August 12, 2013 | Quote

Viewpoint: Zawahiri’s Bid for al-Qaeda Comeback Presses Obama

President Barack Obama said in May that al-Qaeda was “on the path to defeat”, but now it seems the terrorist threat has grown, with the US temporarily shutting diplomatic outposts across the Middle East. Former US state department spokesman PJ Crowley looks at why.

Nineteen US embassies were closed after hints of a terrorist plot were revealed during an intercepted conversation between al-Qaeda leader Ayman al-Zawahiri and Nasir al-Wuhayshi, the leader of al-Qaeda's franchise in Yemen.

In May, Mr Obama described the “future of terrorism” as one of recurrent plots by a dangerous but less capable al-Qaeda and its affiliates and sympathisers against US interests and diplomatic facilities around the world. That future is happening now across the Middle East.
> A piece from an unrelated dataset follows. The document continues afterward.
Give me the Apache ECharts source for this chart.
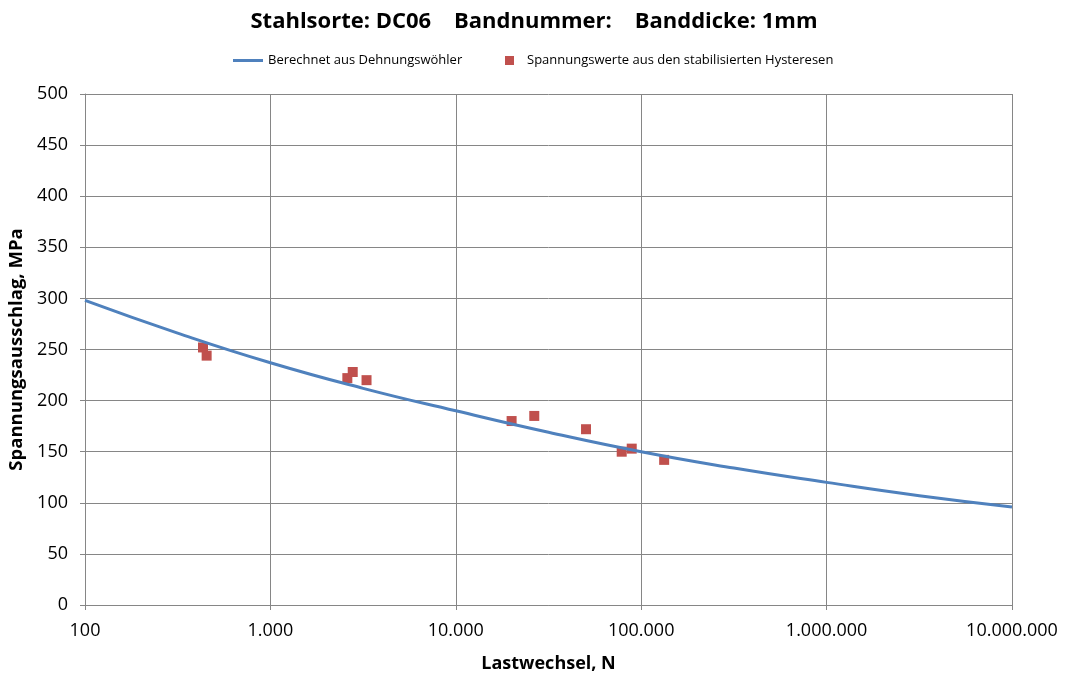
<!DOCTYPE html>
<html>
<head>
<meta charset="utf-8">
<script src="https://cdn.jsdelivr.net/npm/echarts@6/dist/echarts.min.js"></script>
<style>html,body{margin:0;padding:0;background:#fff}#c{width:1068px;height:677px}</style>
</head>
<body>
<div id="c"></div>
<script>
const titleText = 'Stahlsorte: DC06    Bandnummer:    Banddicke: 1mm';
const lineName = 'Berechnet aus Dehnungswöhler';
const pointName = 'Spannungswerte aus den stabilisierten Hysteresen';
const xAxisName = 'Lastwechsel, N';
const yAxisName = 'Spannungsausschlag, MPa';

// Calculated curve (half-decade steps)
const curveN = [100, 316, 1000, 3162, 10000, 31623, 100000, 316228, 1000000, 3162278, 10000000];
const curveS = [298, 266, 237, 212, 190, 169, 150, 134, 120, 107, 96];

// Measured points
const pointN = [433, 453, 2600, 2780, 3300, 20000, 26500, 50400, 78500, 88900, 133000];
const pointS = [252, 244, 222, 228, 220, 180, 185, 172, 150, 153, 142];

const font = 'Open Sans';
const chart = echarts.init(document.getElementById('c'));
function fmtDE(v){ return String(Math.round(v)).replace(/\B(?=(\d{3})+(?!\d))/g, '.'); }

chart.setOption({
  animation: false,
  title: {
    text: titleText, left: 'center', top: 6,
    textStyle: { fontFamily: font, fontSize: 22, fontWeight: 'bold', color: '#000' }
  },
  legend: [
    {
      top: 49, left: 228,
      textStyle: { fontFamily: font, fontSize: 13, color: '#000' },
      data: [{ name: lineName, icon: 'rect' }],
      itemWidth: 30, itemHeight: 3, itemGap: 4
    },
    {
      top: 49, left: 500,
      textStyle: { fontFamily: font, fontSize: 13, color: '#000', padding: [0,0,0,8] },
      data: [{ name: pointName, icon: 'rect' }],
      itemWidth: 9, itemHeight: 9
    }
  ],
  grid: { left: 85, right: 56, top: 94, bottom: 72, outerBoundsMode: 'none', containLabel: false },
  xAxis: {
    type: 'log', logBase: 10, min: 100, max: 10000000,
    name: xAxisName, nameLocation: 'middle', nameGap: 50,
    nameTextStyle: { fontFamily: font, fontSize: 18, fontWeight: 'bold', color: '#000' },
    axisLine: { lineStyle: { color: '#868686' } },
    axisTick: { show: true, length: 5, lineStyle: { color: '#868686' } },
    axisLabel: { fontFamily: font, fontSize: 18, color: '#000', margin: 17, formatter: fmtDE },
    splitLine: { show: true, lineStyle: { color: '#868686', width: 1 } },
    minorTick: { show: false }
  },
  yAxis: {
    type: 'value', min: 0, max: 500, interval: 50,
    name: yAxisName, nameLocation: 'middle', nameGap: 58, nameRotate: 90,
    nameTextStyle: { fontFamily: font, fontSize: 18.5, fontWeight: 'bold', color: '#000' },
    axisLine: { show: true, lineStyle: { color: '#868686' } },
    axisTick: { show: true, length: 5, lineStyle: { color: '#868686' } },
    axisLabel: { fontFamily: font, fontSize: 18, color: '#000', margin: 17 },
    splitLine: { show: true, lineStyle: { color: '#868686', width: 1 } }
  },
  series: [
    {
      name: lineName, type: 'line', smooth: true, showSymbol: false,
      lineStyle: { color: '#4F81BD', width: 3 }, itemStyle: { color: '#4F81BD' },
      data: curveN.map((n, i) => [n, curveS[i]])
    },
    {
      name: pointName, type: 'scatter', symbol: 'rect', symbolSize: 10,
      itemStyle: { color: '#C0504D', opacity: 1 },
      data: pointN.map((n, i) => [n, pointS[i]])
    }
  ]
});
</script>
</body>
</html>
The Zawahiri phone call shows the new al-Qaeda: the core leadership still in play but no longer at the centre of the action, with the strongest operational capacity found in al-Qaeda's affiliate, al-Qaeda in the Arabian Peninsula (AQAP).

Mr al-Wuhayshi wears two hats, according to the Long War Journal. He is AQAP's leader and also al-Qaeda's general manager.

There is no indication the intelligence behind this plot has been made to sound dramatic for political reasons. The administration's response has received bipartisan support in Washington, with little of the political acrimony that followed the Benghazi attack last September.